[Task] Extract, word for word, every line from the one containing "Reproduce this diagram with TikZ." through the one containing "(8,7) -- (1187,7);", with both end lines kept.

— START OF Input material —

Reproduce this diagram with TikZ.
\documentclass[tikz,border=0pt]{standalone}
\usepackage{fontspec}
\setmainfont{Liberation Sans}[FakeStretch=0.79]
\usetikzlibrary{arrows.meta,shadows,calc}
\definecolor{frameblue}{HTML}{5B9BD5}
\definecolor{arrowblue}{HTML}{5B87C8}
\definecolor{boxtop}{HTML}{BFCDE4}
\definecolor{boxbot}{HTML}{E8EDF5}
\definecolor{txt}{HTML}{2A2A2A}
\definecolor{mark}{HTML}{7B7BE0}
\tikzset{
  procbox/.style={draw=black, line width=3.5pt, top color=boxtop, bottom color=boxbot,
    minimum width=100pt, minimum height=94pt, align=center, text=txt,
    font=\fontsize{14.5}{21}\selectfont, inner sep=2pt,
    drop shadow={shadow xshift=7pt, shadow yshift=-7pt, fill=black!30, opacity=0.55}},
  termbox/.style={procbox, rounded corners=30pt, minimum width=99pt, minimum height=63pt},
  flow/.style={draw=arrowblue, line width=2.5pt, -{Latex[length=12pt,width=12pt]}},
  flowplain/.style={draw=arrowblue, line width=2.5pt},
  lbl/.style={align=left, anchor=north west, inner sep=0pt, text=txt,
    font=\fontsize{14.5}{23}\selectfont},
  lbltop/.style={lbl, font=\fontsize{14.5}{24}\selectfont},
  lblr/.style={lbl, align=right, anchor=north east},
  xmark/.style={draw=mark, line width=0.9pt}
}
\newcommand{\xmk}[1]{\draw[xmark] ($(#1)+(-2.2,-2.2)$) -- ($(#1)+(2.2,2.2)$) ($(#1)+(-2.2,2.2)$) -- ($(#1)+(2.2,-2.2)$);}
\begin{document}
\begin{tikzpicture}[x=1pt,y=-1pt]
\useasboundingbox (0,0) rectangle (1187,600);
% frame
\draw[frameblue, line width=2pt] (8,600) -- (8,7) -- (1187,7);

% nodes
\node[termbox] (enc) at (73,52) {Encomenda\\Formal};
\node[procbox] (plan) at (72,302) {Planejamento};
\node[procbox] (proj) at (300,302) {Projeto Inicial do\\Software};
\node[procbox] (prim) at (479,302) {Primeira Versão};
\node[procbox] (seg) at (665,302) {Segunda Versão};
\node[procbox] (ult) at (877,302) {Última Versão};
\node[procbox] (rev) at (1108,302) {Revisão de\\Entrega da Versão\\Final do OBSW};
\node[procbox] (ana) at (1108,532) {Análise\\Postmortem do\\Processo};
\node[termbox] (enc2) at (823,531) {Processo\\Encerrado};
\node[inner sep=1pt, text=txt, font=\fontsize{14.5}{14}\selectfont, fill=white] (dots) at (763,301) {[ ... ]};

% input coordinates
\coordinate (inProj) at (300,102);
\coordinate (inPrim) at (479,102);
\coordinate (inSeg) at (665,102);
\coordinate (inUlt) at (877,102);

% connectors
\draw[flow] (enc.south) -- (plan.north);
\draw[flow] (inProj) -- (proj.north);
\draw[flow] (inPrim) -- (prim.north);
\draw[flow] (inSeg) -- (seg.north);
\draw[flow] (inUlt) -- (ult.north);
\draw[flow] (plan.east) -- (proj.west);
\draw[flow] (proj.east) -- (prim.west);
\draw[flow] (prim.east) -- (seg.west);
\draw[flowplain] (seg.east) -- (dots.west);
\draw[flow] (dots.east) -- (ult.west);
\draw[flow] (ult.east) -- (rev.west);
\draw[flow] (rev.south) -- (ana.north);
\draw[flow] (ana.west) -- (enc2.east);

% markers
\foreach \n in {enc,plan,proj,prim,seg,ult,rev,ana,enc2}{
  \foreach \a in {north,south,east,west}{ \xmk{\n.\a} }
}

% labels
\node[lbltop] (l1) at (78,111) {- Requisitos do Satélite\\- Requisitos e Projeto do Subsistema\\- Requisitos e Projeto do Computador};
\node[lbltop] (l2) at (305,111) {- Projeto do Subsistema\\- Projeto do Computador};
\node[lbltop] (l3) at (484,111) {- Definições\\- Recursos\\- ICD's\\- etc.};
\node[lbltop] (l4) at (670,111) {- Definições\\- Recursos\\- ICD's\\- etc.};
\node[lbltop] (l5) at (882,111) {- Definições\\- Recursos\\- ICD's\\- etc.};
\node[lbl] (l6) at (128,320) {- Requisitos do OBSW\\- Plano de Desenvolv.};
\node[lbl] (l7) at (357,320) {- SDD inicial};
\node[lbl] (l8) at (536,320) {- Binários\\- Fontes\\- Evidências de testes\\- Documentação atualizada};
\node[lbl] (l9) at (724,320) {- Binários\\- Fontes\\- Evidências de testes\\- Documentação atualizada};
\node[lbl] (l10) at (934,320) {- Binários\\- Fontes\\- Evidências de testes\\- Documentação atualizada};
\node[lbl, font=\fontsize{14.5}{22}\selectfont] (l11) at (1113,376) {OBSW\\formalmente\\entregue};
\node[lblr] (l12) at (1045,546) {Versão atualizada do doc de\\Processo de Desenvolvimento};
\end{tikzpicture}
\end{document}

— END OF Input material —
— START OF Input material —

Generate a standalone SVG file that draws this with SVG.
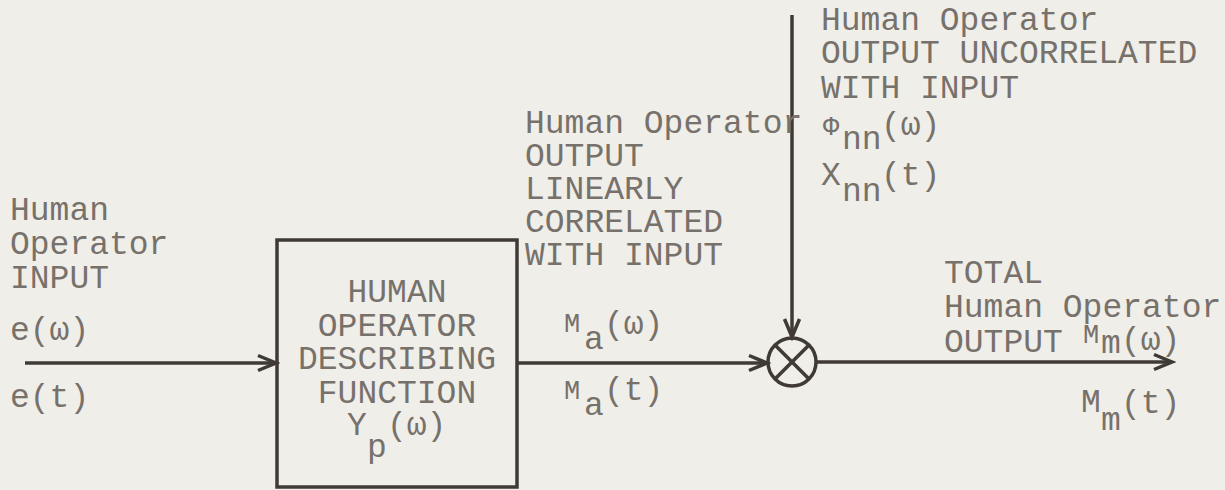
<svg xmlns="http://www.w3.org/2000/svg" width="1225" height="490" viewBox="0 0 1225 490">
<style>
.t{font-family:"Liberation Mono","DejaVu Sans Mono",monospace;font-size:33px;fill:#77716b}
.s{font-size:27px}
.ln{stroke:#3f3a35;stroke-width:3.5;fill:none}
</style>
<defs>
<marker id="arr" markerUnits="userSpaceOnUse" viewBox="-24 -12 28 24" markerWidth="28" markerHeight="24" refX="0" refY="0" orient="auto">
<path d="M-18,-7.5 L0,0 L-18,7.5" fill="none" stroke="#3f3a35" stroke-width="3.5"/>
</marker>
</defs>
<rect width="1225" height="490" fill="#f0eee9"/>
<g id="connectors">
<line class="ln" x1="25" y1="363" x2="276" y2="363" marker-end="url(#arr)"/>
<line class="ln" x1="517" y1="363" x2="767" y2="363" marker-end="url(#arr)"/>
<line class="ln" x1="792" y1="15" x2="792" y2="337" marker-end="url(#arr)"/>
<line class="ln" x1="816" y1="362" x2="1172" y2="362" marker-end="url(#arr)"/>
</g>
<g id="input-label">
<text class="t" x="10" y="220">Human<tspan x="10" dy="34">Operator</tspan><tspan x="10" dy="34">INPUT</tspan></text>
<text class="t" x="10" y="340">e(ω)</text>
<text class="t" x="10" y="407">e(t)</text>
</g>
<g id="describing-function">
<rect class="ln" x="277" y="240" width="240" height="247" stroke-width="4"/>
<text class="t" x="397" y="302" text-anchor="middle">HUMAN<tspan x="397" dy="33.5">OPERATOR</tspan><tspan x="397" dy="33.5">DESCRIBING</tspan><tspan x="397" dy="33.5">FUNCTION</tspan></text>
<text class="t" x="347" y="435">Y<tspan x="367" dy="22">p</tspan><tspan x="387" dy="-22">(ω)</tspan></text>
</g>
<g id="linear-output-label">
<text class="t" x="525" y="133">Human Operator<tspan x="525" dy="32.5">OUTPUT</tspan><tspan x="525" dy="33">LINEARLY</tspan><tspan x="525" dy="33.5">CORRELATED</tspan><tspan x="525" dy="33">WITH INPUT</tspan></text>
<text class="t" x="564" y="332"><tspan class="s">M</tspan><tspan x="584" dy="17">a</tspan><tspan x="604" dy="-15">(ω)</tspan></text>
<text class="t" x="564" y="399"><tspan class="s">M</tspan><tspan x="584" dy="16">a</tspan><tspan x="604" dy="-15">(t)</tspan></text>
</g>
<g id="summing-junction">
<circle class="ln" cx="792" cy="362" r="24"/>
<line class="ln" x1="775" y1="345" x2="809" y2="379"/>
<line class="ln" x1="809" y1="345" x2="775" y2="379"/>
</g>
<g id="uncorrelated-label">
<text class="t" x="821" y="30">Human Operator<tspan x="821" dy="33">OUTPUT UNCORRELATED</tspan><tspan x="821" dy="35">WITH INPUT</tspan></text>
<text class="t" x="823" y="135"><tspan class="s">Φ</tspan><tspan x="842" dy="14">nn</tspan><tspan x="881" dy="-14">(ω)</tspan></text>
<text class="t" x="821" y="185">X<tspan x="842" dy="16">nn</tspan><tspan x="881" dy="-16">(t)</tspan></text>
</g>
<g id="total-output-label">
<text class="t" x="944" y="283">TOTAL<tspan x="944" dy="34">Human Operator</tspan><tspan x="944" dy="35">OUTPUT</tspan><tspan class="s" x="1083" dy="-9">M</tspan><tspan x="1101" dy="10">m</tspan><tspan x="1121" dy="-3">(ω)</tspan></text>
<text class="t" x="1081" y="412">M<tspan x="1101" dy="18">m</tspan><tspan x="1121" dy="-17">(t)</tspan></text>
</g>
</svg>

— END OF Input material —

[Completed task]
Reproduce this diagram with TikZ.
\documentclass[tikz,border=0pt]{standalone}
\usepackage{fontspec}
\setmainfont{Liberation Sans}[FakeStretch=0.79]
\usetikzlibrary{arrows.meta,shadows,calc}
\definecolor{frameblue}{HTML}{5B9BD5}
\definecolor{arrowblue}{HTML}{5B87C8}
\definecolor{boxtop}{HTML}{BFCDE4}
\definecolor{boxbot}{HTML}{E8EDF5}
\definecolor{txt}{HTML}{2A2A2A}
\definecolor{mark}{HTML}{7B7BE0}
\tikzset{
  procbox/.style={draw=black, line width=3.5pt, top color=boxtop, bottom color=boxbot,
    minimum width=100pt, minimum height=94pt, align=center, text=txt,
    font=\fontsize{14.5}{21}\selectfont, inner sep=2pt,
    drop shadow={shadow xshift=7pt, shadow yshift=-7pt, fill=black!30, opacity=0.55}},
  termbox/.style={procbox, rounded corners=30pt, minimum width=99pt, minimum height=63pt},
  flow/.style={draw=arrowblue, line width=2.5pt, -{Latex[length=12pt,width=12pt]}},
  flowplain/.style={draw=arrowblue, line width=2.5pt},
  lbl/.style={align=left, anchor=north west, inner sep=0pt, text=txt,
    font=\fontsize{14.5}{23}\selectfont},
  lbltop/.style={lbl, font=\fontsize{14.5}{24}\selectfont},
  lblr/.style={lbl, align=right, anchor=north east},
  xmark/.style={draw=mark, line width=0.9pt}
}
\newcommand{\xmk}[1]{\draw[xmark] ($(#1)+(-2.2,-2.2)$) -- ($(#1)+(2.2,2.2)$) ($(#1)+(-2.2,2.2)$) -- ($(#1)+(2.2,-2.2)$);}
\begin{document}
\begin{tikzpicture}[x=1pt,y=-1pt]
\useasboundingbox (0,0) rectangle (1187,600);
% frame
\draw[frameblue, line width=2pt] (8,600) -- (8,7) -- (1187,7);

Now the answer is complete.